CAS Trust's Richard Hunt provides an update on recent developments on behalf of The Olympic Stadium Coalition (a coalition of fourteen supporters trusts who are campaigning for transparency and fairness in the funding of The Olympic Stadium, now known as The London Stadium).
It took us completely by surprise.
The Olympic Stadium Coalition had been a bit uncertain for a few weeks. The battle to get the contract revealed in full had been a clear goal which kept us all focussed but, once we had it, there was no headline- grabbing new revelation with which to excite the press. That in turn made it more difficult to get a politician to take up the case on our behalf.
And then out of the blue on the evening of 1st November we got a mail from Fulham Trust’s Dan Crawford who is also a Labour Councillor in Ealing. The new Mayor of London had ordered an inquiry into the Stadium’s finances!
It had been a key objective of the Coalition to get such an enquiry. The initial 26,000 strong petition had asked for a “full public inquiry” but such a title implies an extremely long and expensive process. A London Mayoral inquiry was in truth about as good as we could get, provided that it asked the right questions. And having called the inquiry, why would Sadiq Khan not want to make a thorough job of it, with some pretty punchy conclusions?

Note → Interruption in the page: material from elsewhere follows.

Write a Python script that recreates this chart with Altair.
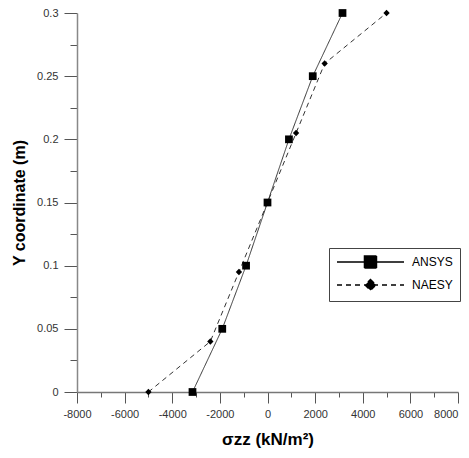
import altair as alt
import pandas as pd

series_names = ["ANSYS", "NAESY"]
ansys_x = [-3150, -1900, -900, 0, 900, 1900, 3150]
ansys_y = [0.0, 0.05, 0.1, 0.15, 0.2, 0.25, 0.3]
naesy_x = [-5000, -2400, -1200, 0, 1200, 2400, 5000]
naesy_y = [0.0, 0.04, 0.095, 0.15, 0.205, 0.26, 0.3]
x_ticks = list(range(-8000, 8001, 1000))
y_ticks = [round(i * 0.025, 3) for i in range(13)]

rows = []
for i, (x, y) in enumerate(zip(ansys_x, ansys_y)):
    rows.append({"series": "ANSYS", "x": x, "y": y, "order": i})
for i, (x, y) in enumerate(zip(naesy_x, naesy_y)):
    rows.append({"series": "NAESY", "x": x, "y": y, "order": i})
df = pd.DataFrame(rows)

FONT = "Liberation Sans"

x_major = "abs(datum.value % 2000) < 0.5"
y_major = "abs(datum.value*20 - round(datum.value*20)) < 0.001"

x_axis = alt.Axis(
    values=x_ticks,
    labelExpr=f"{x_major} ? '' + datum.value : ''",
    tickSize={"condition": {"test": x_major, "value": 11}, "value": 5},
    labelAlign={"condition": {"test": "datum.value >= 8000", "value": "right"}, "value": "center"},
    labelPadding=5,
    labelFlush=False,
    labelOverlap=False,
    grid=False,
    domainColor="#777",
    domainWidth=1.5,
    tickColor="#555",
    labelColor="#333",
    labelFont=FONT,
    labelFontSize=11,
    title="σzz (kN/m²)",
    titleFont=FONT,
    titleFontSize=17,
    titleFontWeight="bold",
    titleColor="black",
    titlePadding=12,
)
y_axis = alt.Axis(
    values=y_ticks,
    labelExpr=f"{y_major} ? '' + datum.value : ''",
    tickSize={"condition": {"test": y_major, "value": 13}, "value": 7},
    labelPadding=6,
    labelFlush=False,
    labelOverlap=False,
    grid=False,
    domainColor="#888",
    domainWidth=1.5,
    tickColor="#555",
    labelColor="#333",
    labelFont=FONT,
    labelFontSize=11,
    title="Y coordinate (m)",
    titleFont=FONT,
    titleFontSize=16,
    titleFontWeight="bold",
    titleColor="black",
    titlePadding=9,
)

xs = alt.X("x:Q", scale=alt.Scale(domain=[-8000, 8000], nice=False, zero=False), axis=x_axis)
ys = alt.Y("y:Q", scale=alt.Scale(domain=[0, 0.3], nice=False), axis=y_axis)

base = alt.Chart(df)

lines = base.mark_line(color="#333", strokeWidth=1).encode(
    x=xs, y=ys, order="order:Q",
    detail="series:N",
    strokeDash=alt.StrokeDash("series:N", scale=alt.Scale(domain=series_names, range=[[1, 0], [5, 4]]), legend=None),
)

points = base.mark_point(filled=True, opacity=1, color="black").encode(
    x=xs, y=ys,
    shape=alt.Shape("series:N", scale=alt.Scale(domain=series_names, range=["square", "diamond"]), legend=None),
    size=alt.Size("series:N", scale=alt.Scale(domain=series_names, range=[60, 40]), legend=None),
)

sq_path = "M-1,0H10.17M3.58,-1H5.58V1H3.58Z"
dm_path = "M-1,0H10.17M4.58,-0.9L5.48,0L4.58,0.9L3.68,0Z"

legend_layer = base.transform_filter("datum.y < -1").mark_point(
    filled=True, opacity=1, fill="black", stroke="black", strokeWidth=1, size=144
).encode(
    x=xs, y=ys,
    shape=alt.Shape("series:N", scale=alt.Scale(domain=series_names, range=[sq_path, dm_path]),
                    legend=alt.Legend(title=None)),
    strokeDash=alt.StrokeDash("series:N", scale=alt.Scale(domain=series_names, range=[[1, 0], [5, 4]]),
                              legend=alt.Legend(title=None)),
)

chart = alt.layer(lines, points, legend_layer).resolve_scale(
    shape="independent", strokeDash="independent", size="independent"
).properties(
    width=381,
    height=379,
    autosize=alt.AutoSizeParams(type="none"),
    padding={"left": 69, "top": 5, "right": 3, "bottom": 56},
).configure_view(stroke=None).configure_legend(
    orient="none",
    legendX=252,
    legendY=235,
    padding=7,
    fillColor="white",
    strokeColor="#444",
    rowPadding=5,
    labelOffset=62,
    labelFont=FONT,
    labelFontSize=12,
    labelColor="black",
    symbolSize=144,
)

chart.save("out.html", embed_options={"renderer": "svg", "actions": False})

This probably went through the mind of the chairman of the LLDC, David Edmonds, who resigned less than 48 hours after the Mayor’s announcement. He was quickly followed by the news (previously hidden from the public) that the LLDC Safety Officer, Chris Baker, had resigned in May. He had become concerned about the retractable seating system and its impact on the structure of the ground’s lower tier. At the same time the news emerged that the actual cost of removing and putting back these seats (by hand) had risen by 27 times. The company which had won the contract for this work, and quoted £300,000, had gone bust. The new bill was now stated to be £8m. Every year!

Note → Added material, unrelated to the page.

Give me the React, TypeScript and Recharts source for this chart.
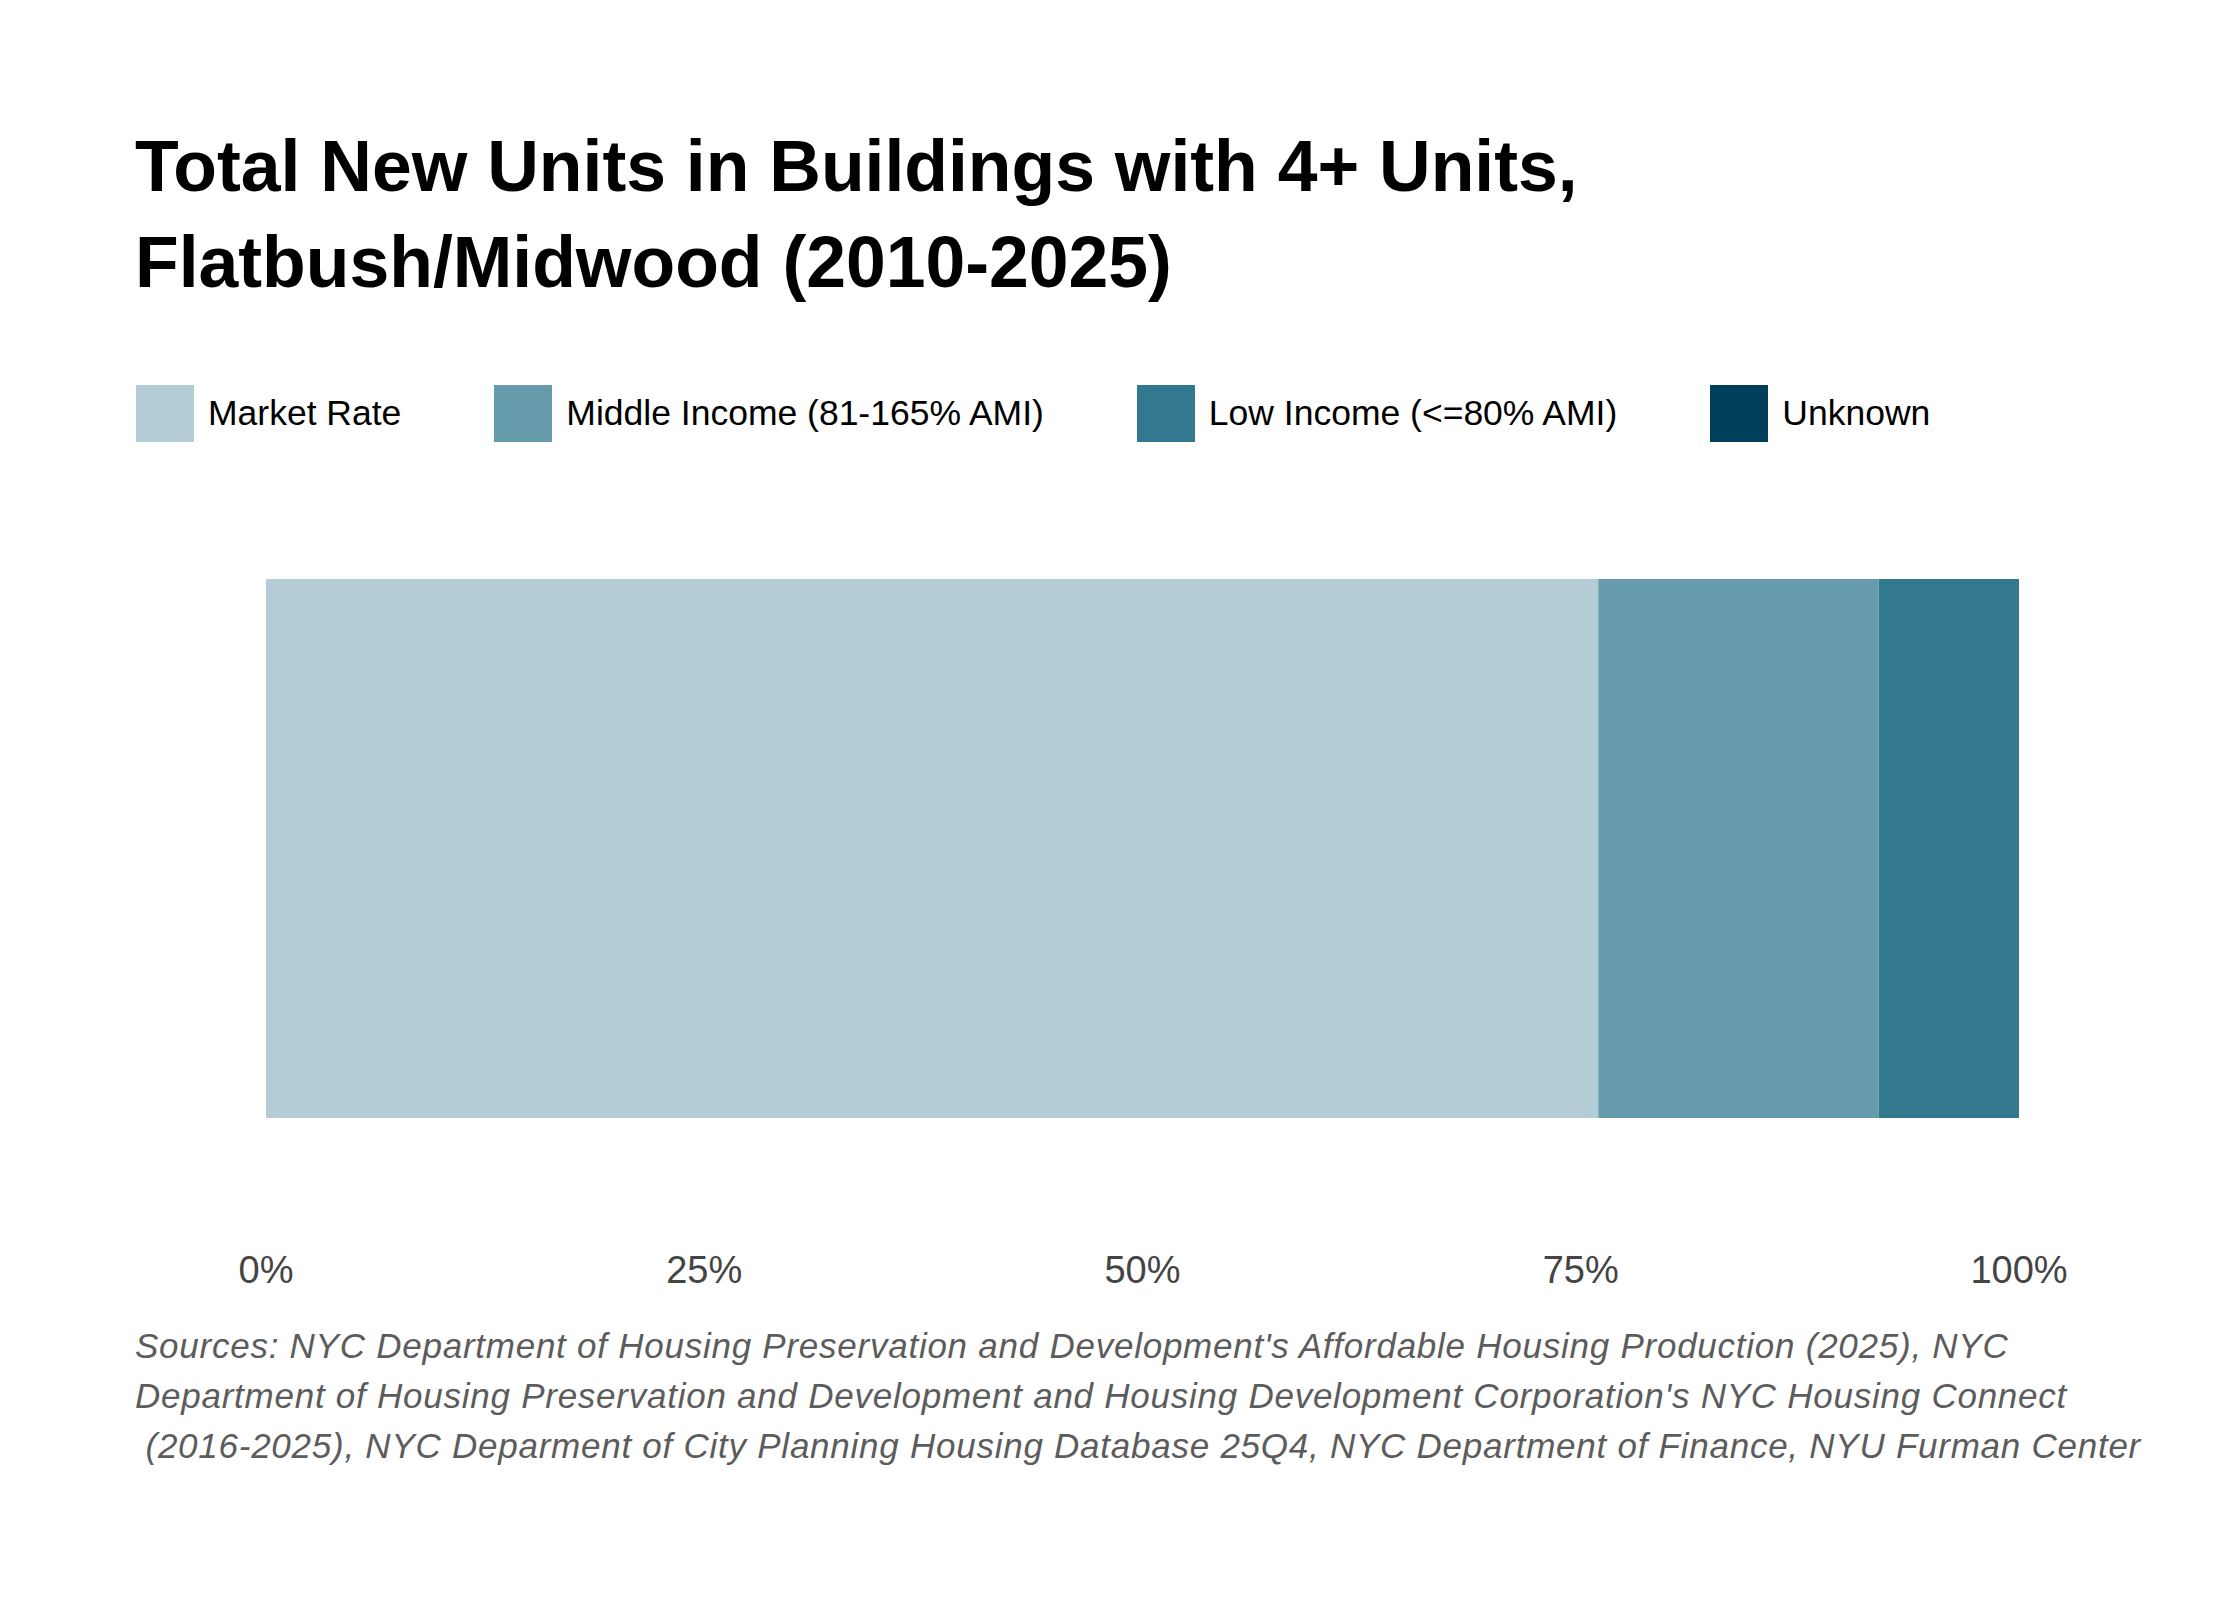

In addition the news had emerged that the stadium naming rights deal with Mahindra had collapsed after the company failed to meet the asking price, which the Coalition believes to be £5.2m (of which 20% would go to West Ham).
It looked like the perfect storm and it put the wind back in the sails of the Coalition. Reinforced by authoritative inside information, we were able to model the so –called profit plan of E20 (the stadium owner - in turn owned by the LLDC and Newham Council) and show that, without a naming rights deal and with the ridiculous cost of the retractable seats, E20 will make an operating loss of between £6m-9m per year.

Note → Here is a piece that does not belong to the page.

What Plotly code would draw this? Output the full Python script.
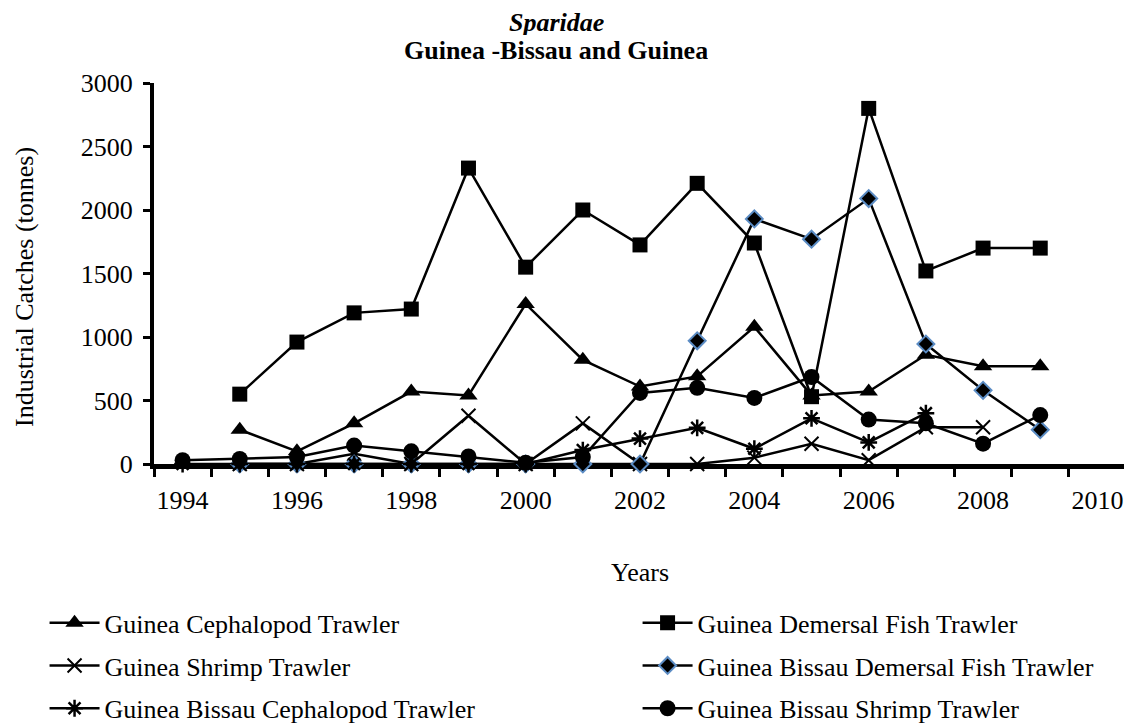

This is hugely significant because the LLDC justified the “football option and contract” to the European Commission on the grounds that a smaller athletics stadium would need £2m per annum subsidy from the taxpayer. However they claimed that the football option would make a profit each year - thus paying back the cost of re-configuring the stadium (which at the time was said to be £150m. It is now £321m). What could possibly go wrong?
None of that matters to West Ham, it would seem. If they are relegated, their rent halves (thus taking the taxpayer bill to potentially over £10m p.a.) . But they may yet face an even bigger bill. We learnt from fellow campaigner Steve Lawrence (an architect who worked on the original Olympic park plans) that the law firm Mishcon de Reya have filed a formal State Aid complaint in Brussels. Steve believes that the EC would have the power to impose its own idea of a “fair rent” on West Ham, and this could be as high as £30m per annum.
The way all these things came together out of the blue did rather feel to us like the fall of the Berlin Wall - which of course also happened early one November. Now, we simply need to make sure that the Mayor’s enquiry has all the facts we have pieced together in the last three years. We took a big step forward on that thanks to a meeting with Caroline Pidgeon ( the Lib.Dem. GLA leader and consistent inquisitor of the deal) who undertook to ensure the Mayor’s team considers our nine page dossier focusing on the operational losses arising from the current contract. These are losses which will need to be funded by all of us - taxpayers and fans of all the other clubs. Will Brady and Gullivan realise that the writing is on the wall and agree to cough up a more fair share? Their public pronouncements remain as belligerent as ever, so it seems unlikely. But who, at the beginning of 1989, predicted that by the end of that year, the Berlin Wall would be gone?
We also understand that a new BBC documentary on the stadium will be aired on the Inside Out slot in mid January. We will keep you informed of details once they are confirmed.